エイズにかかっていた男性の精子と健康な女性の卵子から体外受精で受精卵をつくり、子にウイルスが感染しないよう遺伝子操作した。双子は健康だという。
しかし、手放しでは喜べない。受精卵の遺伝子改変の影響は子孫に及ぶ。遺伝子に意図せざる異常が起きていたと後でわかっても手遅れだ。そもそも、感染を防ぐ方法はほかにもあった。
ゲノム編集は、容姿や運動能力をよくするなどの目的で受精卵を操作する「デザイナーベビー」などにも使える。今回の出産例をみて、試してみようと考える人が出るのを懸念する声もある。
受精卵の遺伝子改変は、ヒトの進化の道筋さえ人為的に変えてしまう可能性がある。人類全体に影響が及ぶ。
だからこそ、科学者は慎重姿勢を貫いてきた。ほかに治療法のない難病の場合に限り、リスクと利点を多角的に検討し、安全性を確認したうえで実施を認めてはどうかという議論が進みつつあった。
そうしたコンセンサスづくりが台無しになる恐れがある。中国当局が中止を命じたとも伝えられるが、当然だ。

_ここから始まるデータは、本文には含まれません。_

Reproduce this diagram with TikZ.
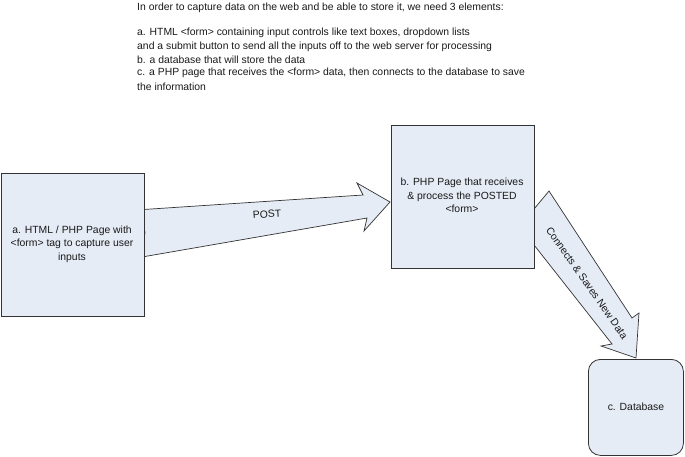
\documentclass[tikz,border=0pt]{standalone}
\usepackage{fontspec}
\setmainfont{Liberation Sans}
\begin{document}
\begin{tikzpicture}[x=1pt,y=-1pt,
  every node/.style={font=\fontsize{10.4}{13.4}\selectfont, text=black!90},
  box/.style={draw=black!80, fill=boxfill, line width=0.8pt},
  blockarrow/.style={draw=black!80, fill=boxfill, line width=0.7pt, line join=miter},
  txt/.style={anchor=west, inner sep=0pt}]
\definecolor{boxfill}{HTML}{E6ECF6}
\useasboundingbox (0,0) rectangle (685,456);
% intro text
\node[txt] (t1) at (137,8) {In order to capture data on the web and be able to store it, we need 3 elements:};
\node[txt] (t2) at (137,33) {a. HTML <form> containing input controls like text boxes, dropdown lists};
\node[txt] (t3) at (137,46.5) {and a submit button to send all the inputs off to the web server for processing};
\node[txt] (t4) at (137,60) {b. a database that will store the data};
\node[txt] (t5) at (137,73) {c. a PHP page that receives the <form> data, then connects to the database to save};
\node[txt] (t6) at (137,86.5) {the information};
% block arrows
\draw[blockarrow] (136,210) -- (363,195) -- (357,183) -- (390,202) -- (364,231) -- (367,218) -- (142,257) -- (145,232) -- cycle;
\node[rotate=4] (post) at (267,214) {POST};
\draw[blockarrow] (549,191) -- (632,318) -- (639,313) -- (636,358) -- (601,346) -- (612,344) -- (512,217) -- (534,209) -- cycle;
\node[rotate=-55, inner sep=0pt] (conn) at (587,283) {Connects \& Saves New Data};
% boxes
\node[box, minimum width=143.5pt, minimum height=143pt, anchor=north west] (a) at (0.5,173) {};
\node[align=center] (atext) at (72,244) {a. HTML / PHP Page with\\<form> tag to capture user\\inputs};
\node[box, minimum width=143pt, minimum height=143pt, anchor=north west] (b) at (391,125) {};
\node[align=center] (btext) at (462,195.5) {b. PHP Page that receives\\\& process the POSTED\\<form>};
\node[box, rounded corners=12pt, minimum width=95pt, minimum height=96pt, anchor=north west] (c) at (588,359) {};
\node (ctext) at (636,407) {c. Database};
\end{tikzpicture}
\end{document}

受精卵以外の細胞を治療目的でゲノム編集する試みは既にあり、血液の難病治療などに有望視されている。今回の件とは切り分けて考え、推進すべきだ。
日本では、ゲノム編集した受精卵から子が生まれるのは遠い先だとして、規制の検討対象にしてこなかった。しかし、技術の進歩は速い。常に先回りして議論する必要がある。
今後、各国が法制度を整備する際の指針となる倫理規範や、安全性確認などの国際基準づくりが進むだろう。日本も積極的に役割を果たしていくべきだ。